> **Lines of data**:
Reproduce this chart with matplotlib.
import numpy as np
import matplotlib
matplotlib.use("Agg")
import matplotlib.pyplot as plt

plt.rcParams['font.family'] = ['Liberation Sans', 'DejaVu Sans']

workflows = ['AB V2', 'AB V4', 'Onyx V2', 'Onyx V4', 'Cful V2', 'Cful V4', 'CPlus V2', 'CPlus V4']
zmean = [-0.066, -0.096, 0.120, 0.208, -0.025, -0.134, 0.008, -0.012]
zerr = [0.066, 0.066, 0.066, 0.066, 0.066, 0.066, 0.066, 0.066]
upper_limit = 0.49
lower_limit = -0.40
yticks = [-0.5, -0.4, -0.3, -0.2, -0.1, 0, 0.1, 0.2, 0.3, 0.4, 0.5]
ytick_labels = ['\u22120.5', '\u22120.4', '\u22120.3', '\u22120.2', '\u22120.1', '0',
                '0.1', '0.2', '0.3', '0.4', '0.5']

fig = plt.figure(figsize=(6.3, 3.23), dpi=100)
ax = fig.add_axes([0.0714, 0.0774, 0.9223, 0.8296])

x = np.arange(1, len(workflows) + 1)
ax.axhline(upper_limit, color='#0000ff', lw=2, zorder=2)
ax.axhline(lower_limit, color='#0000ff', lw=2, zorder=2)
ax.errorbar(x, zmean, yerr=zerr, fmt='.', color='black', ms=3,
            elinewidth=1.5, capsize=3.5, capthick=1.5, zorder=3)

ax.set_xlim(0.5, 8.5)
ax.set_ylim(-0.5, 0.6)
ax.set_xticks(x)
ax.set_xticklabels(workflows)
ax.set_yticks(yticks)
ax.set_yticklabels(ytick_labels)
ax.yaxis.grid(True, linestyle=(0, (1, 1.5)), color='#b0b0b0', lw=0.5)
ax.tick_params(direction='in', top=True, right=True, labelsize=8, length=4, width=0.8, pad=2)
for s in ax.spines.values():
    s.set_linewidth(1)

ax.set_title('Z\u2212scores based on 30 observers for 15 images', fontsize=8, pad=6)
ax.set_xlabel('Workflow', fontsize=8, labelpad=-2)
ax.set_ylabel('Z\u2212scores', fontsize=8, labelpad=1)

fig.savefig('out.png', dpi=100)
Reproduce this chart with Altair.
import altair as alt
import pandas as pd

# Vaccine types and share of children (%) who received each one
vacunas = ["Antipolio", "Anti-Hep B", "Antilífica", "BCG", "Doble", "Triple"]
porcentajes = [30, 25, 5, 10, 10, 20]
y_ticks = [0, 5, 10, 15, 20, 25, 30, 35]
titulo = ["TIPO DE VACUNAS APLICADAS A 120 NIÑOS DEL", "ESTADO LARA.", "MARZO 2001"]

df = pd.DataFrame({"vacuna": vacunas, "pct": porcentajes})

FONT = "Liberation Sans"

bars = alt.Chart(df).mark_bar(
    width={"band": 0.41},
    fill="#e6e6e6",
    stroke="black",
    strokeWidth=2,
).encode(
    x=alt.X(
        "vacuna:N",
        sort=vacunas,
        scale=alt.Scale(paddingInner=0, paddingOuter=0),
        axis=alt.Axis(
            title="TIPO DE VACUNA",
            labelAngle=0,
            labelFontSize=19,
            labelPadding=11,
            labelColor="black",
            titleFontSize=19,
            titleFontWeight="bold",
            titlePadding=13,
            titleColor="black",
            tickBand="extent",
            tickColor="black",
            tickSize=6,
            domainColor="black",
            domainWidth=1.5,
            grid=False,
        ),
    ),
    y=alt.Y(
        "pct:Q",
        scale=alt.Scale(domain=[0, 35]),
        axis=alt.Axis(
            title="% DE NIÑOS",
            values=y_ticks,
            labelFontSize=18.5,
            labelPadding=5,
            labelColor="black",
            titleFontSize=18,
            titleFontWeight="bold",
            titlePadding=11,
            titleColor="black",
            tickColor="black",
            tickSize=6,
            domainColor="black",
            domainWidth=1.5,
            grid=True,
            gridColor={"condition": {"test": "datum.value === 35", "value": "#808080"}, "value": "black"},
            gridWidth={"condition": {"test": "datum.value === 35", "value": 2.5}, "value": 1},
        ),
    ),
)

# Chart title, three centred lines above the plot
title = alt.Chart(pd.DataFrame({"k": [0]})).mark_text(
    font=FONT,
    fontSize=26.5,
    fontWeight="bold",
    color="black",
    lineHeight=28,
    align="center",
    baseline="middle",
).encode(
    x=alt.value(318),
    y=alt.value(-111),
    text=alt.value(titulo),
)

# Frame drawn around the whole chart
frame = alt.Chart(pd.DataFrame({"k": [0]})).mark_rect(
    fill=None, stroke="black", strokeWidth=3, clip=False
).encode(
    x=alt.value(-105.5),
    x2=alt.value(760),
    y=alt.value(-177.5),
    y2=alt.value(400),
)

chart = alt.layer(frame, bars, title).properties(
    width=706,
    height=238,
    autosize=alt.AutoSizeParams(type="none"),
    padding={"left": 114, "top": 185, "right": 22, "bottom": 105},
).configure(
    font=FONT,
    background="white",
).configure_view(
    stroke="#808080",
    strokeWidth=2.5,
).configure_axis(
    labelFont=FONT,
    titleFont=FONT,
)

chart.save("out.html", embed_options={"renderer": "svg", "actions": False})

> **GOAL OF THE EXERCISE**: Reproduce word for word the material above, beginning with the line that contains "Reproduce this chart with Altair." and ending with the line that contains "import pandas as pd".

> **COMPLETED EXERCISE**:
Reproduce this chart with Altair.
import altair as alt
import pandas as pd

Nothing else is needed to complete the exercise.